The aardwolf is neither aardvark nor wolf. Their name, which means “earth wolf” in Afrikaans, refers to their underground dens and canine-like appearance (though they’re more closely related to cats).
Aardwolves are one of four hyena species in the subfamily Hyaenidae, along with spotted hyenas, striped hyenas, and brown hyenas. Like all hyenas, aardwolves’ front legs are longer than their back legs, allowing for a loping, low-energy gait that they can sustain for long distances. A mane running down their back can bristle up when agitated, making the animals look bigger than they are.
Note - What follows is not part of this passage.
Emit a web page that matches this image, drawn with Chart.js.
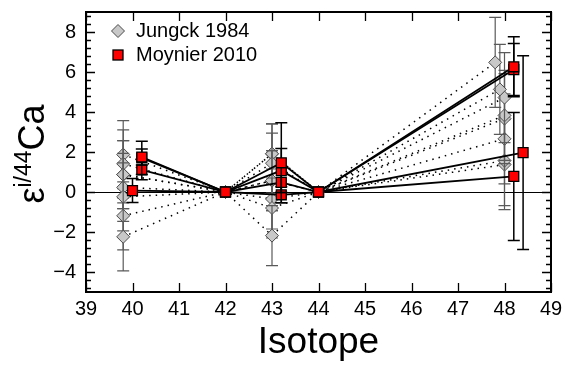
<!DOCTYPE html>
<html><head><meta charset="utf-8">
<style>html,body{margin:0;padding:0;background:#fff;overflow:hidden}#wrap{width:565px;height:367px;position:relative}</style>
<script src="https://cdn.jsdelivr.net/npm/chart.js@4.4.1/dist/chart.umd.min.js"></script>
</head><body><div id="wrap"><canvas id="c" width="565" height="367"></canvas></div>
<script>
const FONT = "'Liberation Sans', Arial, Helvetica, sans-serif";
// axis ticks
const xTickValues = [39, 40, 41, 42, 43, 44, 45, 46, 47, 48, 49];
const yTickValues = [-4, -2, 0, 2, 4, 6, 8];
// normalising isotopes (42, 44) have epsilon = 0
const normValue = 0;
// Jungck 1984 (plotted x for isotopes 40, 42, 43, 44; 48 given separately)
const jungckPos = [39.8, 42, 43.0, 44];
const jungckX48 = [47.8, 47.9, 48.0, 48.0, 48.0, 48.0, 48.0, 48.0];
const jungckE40 = [-2.24, -1.19, -0.24, 0.23, 0.87, 0.87, 1.41, 1.87];
const jungckE43 = [-2.18, -0.80, -0.35, 0.57, 0.57, 1.44, 1.91, 1.91];
const jungckE48 = [6.48, 5.13, 4.72, 3.83, 3.67, 2.66, 1.57, 1.37];
const jungckErr = [1.7, 0, 1.5, 0, 2.25];
// Moynier 2010
const moynierX40 = [40.2, 40.2, 40.2, 40.0];
const moynierX43 = [43.2, 43.2, 43.2, 43.2];
const moynierX48 = [48.2, 48.2, 48.4, 48.2];
const moynierE40 = [1.75, 1.71, 1.11, 0.07];
const moynierE43 = [1.46, 1.07, 0.48, -0.14];
const moynierE48 = [6.26, 6.12, 1.97, 0.78];
const moynierErr40 = [0.4, 0.83, 0.5, 0.6];
const moynierErr43 = [2.0, 1.1, 0.5, 0.4];
const moynierErr48 = [1.5, 1.3, 4.84, 3.2];
const legendLabels = ['Jungck 1984', 'Moynier 2010'];

const datasets = [];
moynierE40.forEach((v, i) => {
  datasets.push({
    label: legendLabels[1], order: 0, group: 'm',
    data: [{x: moynierX40[i], y: v}, {x: 42, y: normValue}, {x: moynierX43[i], y: moynierE43[i]}, {x: 44, y: normValue}, {x: moynierX48[i], y: moynierE48[i]}],
    err: [moynierErr40[i], 0, moynierErr43[i], 0, moynierErr48[i]],
    showLine: true, borderColor: '#000', borderWidth: 1.8,
    pointStyle: 'rect', pointRadius: 7, pointHoverRadius: 7,
    pointBackgroundColor: '#ff0000', pointBorderColor: '#000', pointBorderWidth: 1.3
  });
});
jungckE40.forEach((v, i) => {
  datasets.push({
    label: legendLabels[0], order: 1, group: 'j',
    data: [{x: jungckPos[0], y: v}, {x: jungckPos[1], y: normValue}, {x: jungckPos[2], y: jungckE43[i]}, {x: jungckPos[3], y: normValue}, {x: jungckX48[i], y: jungckE48[i]}],
    err: jungckErr,
    showLine: true, borderColor: '#000', borderWidth: 1.5, borderDash: [1.5, 5],
    pointStyle: 'rectRot', pointRadius: 6.5, pointHoverRadius: 6.5,
    pointBackgroundColor: '#c8c8c8', pointBorderColor: '#4a4a4a', pointBorderWidth: 1
  });
});

const decor = {
  id: 'decor',
  beforeDatasetsDraw(chart) {
    const {ctx, chartArea: a, scales: {y}} = chart;
    ctx.save();
    ctx.strokeStyle = '#000'; ctx.lineWidth = 1;
    const y0 = Math.round(y.getPixelForValue(0)) + 0.5;
    ctx.beginPath(); ctx.moveTo(a.left, y0); ctx.lineTo(a.right, y0); ctx.stroke();
    ctx.restore();
  },
  beforeDatasetDraw(chart, args) {
    const ds = chart.data.datasets[args.index];
    const {ctx, scales: {x, y}} = chart;
    ctx.save();
    ctx.strokeStyle = ds.group === 'j' ? '#5a5a5a' : '#000';
    ctx.lineWidth = ds.group === 'j' ? 1.2 : 1.5;
    ds.data.forEach((p, k) => {
      const e = ds.err[k];
      if (!e) return;
      const px = x.getPixelForValue(p.x);
      const yt = y.getPixelForValue(p.y + e), yb = y.getPixelForValue(p.y - e);
      ctx.beginPath();
      ctx.moveTo(px, yt); ctx.lineTo(px, yb);
      ctx.moveTo(px - 6, yt); ctx.lineTo(px + 6, yt);
      ctx.moveTo(px - 6, yb); ctx.lineTo(px + 6, yb);
      ctx.stroke();
    });
    ctx.restore();
  },
  afterDraw(chart) {
    const {ctx, chartArea: a, scales: {x, y}} = chart;
    ctx.save();
    ctx.strokeStyle = '#000';
    // ticks
    ctx.lineWidth = 1.3;
    ctx.beginPath();
    xTickValues.forEach(v => {
      const px = Math.round(x.getPixelForValue(v)) + 0.5;
      ctx.moveTo(px, a.bottom); ctx.lineTo(px, a.bottom - 9);
      ctx.moveTo(px, a.top); ctx.lineTo(px, a.top + 9);
    });
    for (let v = -4.8; v < 9; v += 0.4) {
      const r = Math.round(v * 10) / 10;
      const major = yTickValues.includes(r);
      const len = major ? 9 : 5;
      const py = Math.round(y.getPixelForValue(r)) + 0.5;
      ctx.moveTo(a.left, py); ctx.lineTo(a.left + len, py);
      ctx.moveTo(a.right, py); ctx.lineTo(a.right - len, py);
    }
    ctx.stroke();
    // frame
    ctx.lineWidth = 2;
    ctx.strokeRect(a.left, a.top, a.right - a.left, a.bottom - a.top);
    // legend
    ctx.font = '20px ' + FONT;
    ctx.textBaseline = 'middle';
    const lx = 118;
    ctx.beginPath();
    ctx.moveTo(lx - 6.5, 31); ctx.lineTo(lx, 24.5); ctx.lineTo(lx + 6.5, 31); ctx.lineTo(lx, 37.5); ctx.closePath();
    ctx.fillStyle = '#c8c8c8'; ctx.fill();
    ctx.lineWidth = 1; ctx.strokeStyle = '#4a4a4a'; ctx.stroke();
    ctx.fillStyle = '#ff0000';
    ctx.fillRect(lx - 5, 50, 10, 10);
    ctx.lineWidth = 1.3; ctx.strokeStyle = '#000';
    ctx.strokeRect(lx - 5, 50, 10, 10);
    ctx.fillStyle = '#000';
    ctx.fillText(legendLabels[0], 136, 31);
    ctx.fillText(legendLabels[1], 136, 55);
    // y title: ε^{i/44}Ca
    const big = '36px ' + FONT, small = '23px ' + FONT;
    const parts = [['ε', big, 0], ['i/44', small, -13], ['Ca', big, 0]];
    let total = 0;
    parts.forEach(p => { ctx.font = p[1]; p.push(ctx.measureText(p[0]).width); total += p[3]; });
    ctx.translate(44, 154);
    ctx.rotate(-Math.PI / 2);
    ctx.textBaseline = 'alphabetic';
    ctx.textAlign = 'left';
    let u = -total / 2;
    parts.forEach(p => { ctx.font = p[1]; ctx.fillText(p[0], u, p[2]); u += p[3]; });
    ctx.restore();
  }
};

new Chart(document.getElementById('c'), {
  type: 'scatter',
  data: {datasets},
  options: {
    responsive: false, animation: false, devicePixelRatio: 1,
    layout: {padding: {top: 12, right: 14, left: 0, bottom: 0}},
    plugins: {legend: {display: false}, tooltip: {enabled: false}},
    events: [],
    scales: {
      x: {
        type: 'linear', min: 39, max: 49,
        afterBuildTicks: s => { s.ticks = xTickValues.map(v => ({value: v})); },
        afterFit: s => { s.height = 75; s.paddingLeft = 0; s.paddingRight = 0; },
        grid: {display: false, drawTicks: false}, border: {display: false},
        ticks: {color: '#000', font: {family: FONT, size: 20}, padding: 5, maxRotation: 0, autoSkip: false},
        title: {display: true, text: 'Isotope', color: '#000', font: {family: FONT, size: 37}, padding: {top: 0, bottom: 2}}
      },
      y: {
        type: 'linear', min: -5, max: 9,
        afterBuildTicks: s => { s.ticks = yTickValues.map(v => ({value: v})); },
        afterFit: s => { s.width = 86; s.paddingTop = 0; s.paddingBottom = 0; },
        grid: {display: false, drawTicks: false}, border: {display: false},
        ticks: {color: '#000', font: {family: FONT, size: 20}, padding: 10, autoSkip: false,
          callback: v => String(v).replace('-', '\u2212')}
      }
    }
  },
  plugins: [decor]
});
</script></body></html>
Aardwolves most closely resemble the striped hyena, with long muzzles; large, pointed ears; and black stripes on gold fur.
The species lives exclusively in Africa, within two distinct populations: One on the eastern side of the continent, from the tip of Egypt south through central Tanzania, and another in the south, ranging from central Angola and Mozambique down through South Africa.
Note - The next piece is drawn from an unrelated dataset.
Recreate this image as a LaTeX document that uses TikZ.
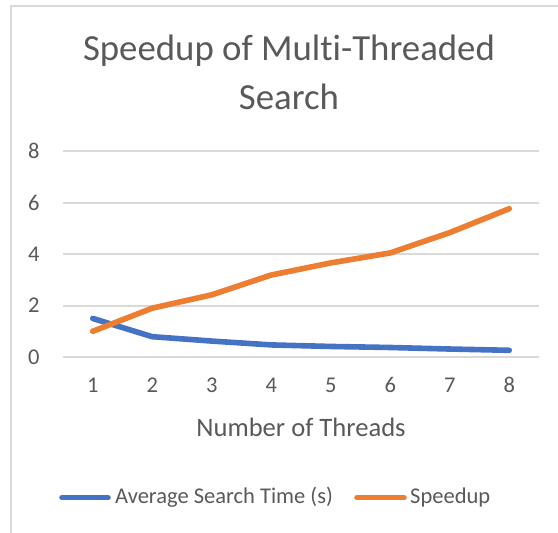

These nocturnal mammals live in dry, open savannas and grasslands, taking shelter and raising their young in abandoned burrows that they enlarge themselves.
Most hyenas are famously carnivorous, but aardwolves prefer insects to large prey.
At night, aardwolves emerge from their dens in search of mound-building termites, which they lap up with their long, sticky tongues by the thousands (and sometimes hundreds of thousands). By not destroying termite mounds—as the aardvark does to access termites—aardwolves can rely on the constant supply of food.
Most mammals are deterred by the chemical defenses of soldier termites, which guard the nest, but the aardwolf has genetic trait that allows them to tolerate the insects’ noxious secretions.
Predators such as leopards, lions, and spotted hyenas will kill both adult aardwolves and cubs. Black-backed jackals often target aardwolf cubs.
Females go into estrus only once a year, during which the normally solitary animals come together to mate. Aardwolves develop pair bonds during mating season, though sometimes both males and females will mate with other animals as well.
Gestation lasts about 90 days, with litters consisting of one to four cubs. Born with their eyes closed, cubs are dependent on mom, who nurses them for four months.
When they’re about six weeks old, aardwolf cubs start to emerge from their den. At about one year old, both male and female aardwolves leave their mother and establish their own territory.
The International Union for the Conservation of Nature, which last assessed the aardwolf in 2014, found it to be a species of little concern, with thriving populations throughout many national parks and reserves.
Loss of habitat due to human development can be problematic for aardwolves, especially when farmers destroy the termite mounds the animals rely on for food.
DID YOU KNOW
Aardwolves are such termite specialists that their meat-grinding teeth have become reduced to flattened pegs. They still have sharp canines, however, which they use in self-defense.
Aardwolves can eat between 200,000 and 300,000 termites a night.
In winter, when termites are scarce, aardwolves lower their metabolisms by 11 percent, for instance by spending more time underground to conserve energy.